[Begin ROWS]
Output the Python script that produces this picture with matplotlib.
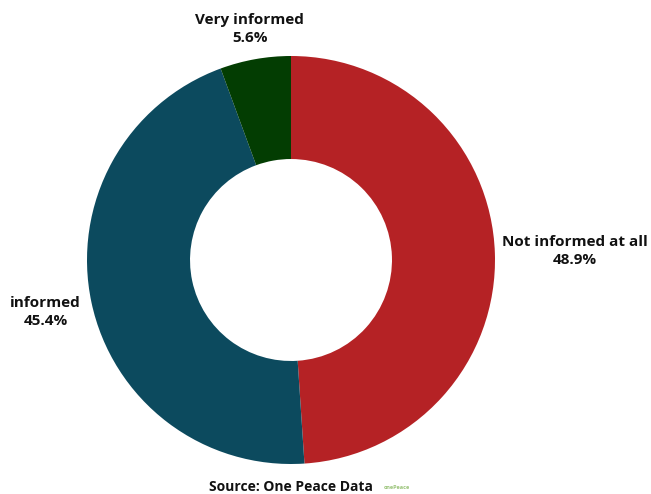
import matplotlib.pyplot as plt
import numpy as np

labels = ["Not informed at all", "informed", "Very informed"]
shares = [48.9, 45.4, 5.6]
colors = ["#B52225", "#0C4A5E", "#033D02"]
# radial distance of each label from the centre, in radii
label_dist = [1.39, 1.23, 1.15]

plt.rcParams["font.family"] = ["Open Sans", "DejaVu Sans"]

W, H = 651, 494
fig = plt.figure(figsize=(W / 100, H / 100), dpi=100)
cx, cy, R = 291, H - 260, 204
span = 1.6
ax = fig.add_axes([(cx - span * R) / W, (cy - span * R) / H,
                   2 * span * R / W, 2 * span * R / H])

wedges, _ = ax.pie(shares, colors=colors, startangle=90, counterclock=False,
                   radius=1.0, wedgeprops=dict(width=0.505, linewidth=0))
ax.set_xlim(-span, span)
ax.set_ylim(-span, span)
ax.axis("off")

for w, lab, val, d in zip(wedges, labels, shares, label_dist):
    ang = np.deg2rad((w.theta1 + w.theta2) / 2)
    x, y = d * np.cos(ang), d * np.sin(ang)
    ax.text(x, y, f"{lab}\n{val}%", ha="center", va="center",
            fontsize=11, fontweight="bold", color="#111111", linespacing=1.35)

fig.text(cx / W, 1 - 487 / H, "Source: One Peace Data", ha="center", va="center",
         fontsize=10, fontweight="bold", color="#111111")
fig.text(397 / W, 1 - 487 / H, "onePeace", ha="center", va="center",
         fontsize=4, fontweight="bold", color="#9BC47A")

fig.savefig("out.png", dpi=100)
[End ROWS]
[Begin ROWS]
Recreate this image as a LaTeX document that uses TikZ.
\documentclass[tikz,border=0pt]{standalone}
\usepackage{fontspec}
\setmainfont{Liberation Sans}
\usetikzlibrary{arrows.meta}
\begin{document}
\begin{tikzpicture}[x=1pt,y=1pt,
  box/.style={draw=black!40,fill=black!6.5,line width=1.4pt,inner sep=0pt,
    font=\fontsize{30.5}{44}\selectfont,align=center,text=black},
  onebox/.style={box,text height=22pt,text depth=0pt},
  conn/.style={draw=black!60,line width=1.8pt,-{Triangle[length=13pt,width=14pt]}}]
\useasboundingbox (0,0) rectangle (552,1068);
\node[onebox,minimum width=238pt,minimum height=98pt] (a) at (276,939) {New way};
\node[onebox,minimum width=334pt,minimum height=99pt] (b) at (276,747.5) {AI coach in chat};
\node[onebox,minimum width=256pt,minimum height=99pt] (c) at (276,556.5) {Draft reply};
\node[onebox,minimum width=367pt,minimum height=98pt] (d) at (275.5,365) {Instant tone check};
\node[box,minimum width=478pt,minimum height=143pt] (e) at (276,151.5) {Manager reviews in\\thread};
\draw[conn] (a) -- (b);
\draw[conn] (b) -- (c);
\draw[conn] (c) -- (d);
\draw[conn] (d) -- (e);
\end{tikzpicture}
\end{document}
[End ROWS]
DIRECTIVE:
In the listing above, find the line containing "Output the Python" and the line containing "import numpy as np", then write out both of them and every line between, exactly, with no pictures.

FINAL RESULT:
Output the Python script that produces this picture with matplotlib.
import matplotlib.pyplot as plt
import numpy as np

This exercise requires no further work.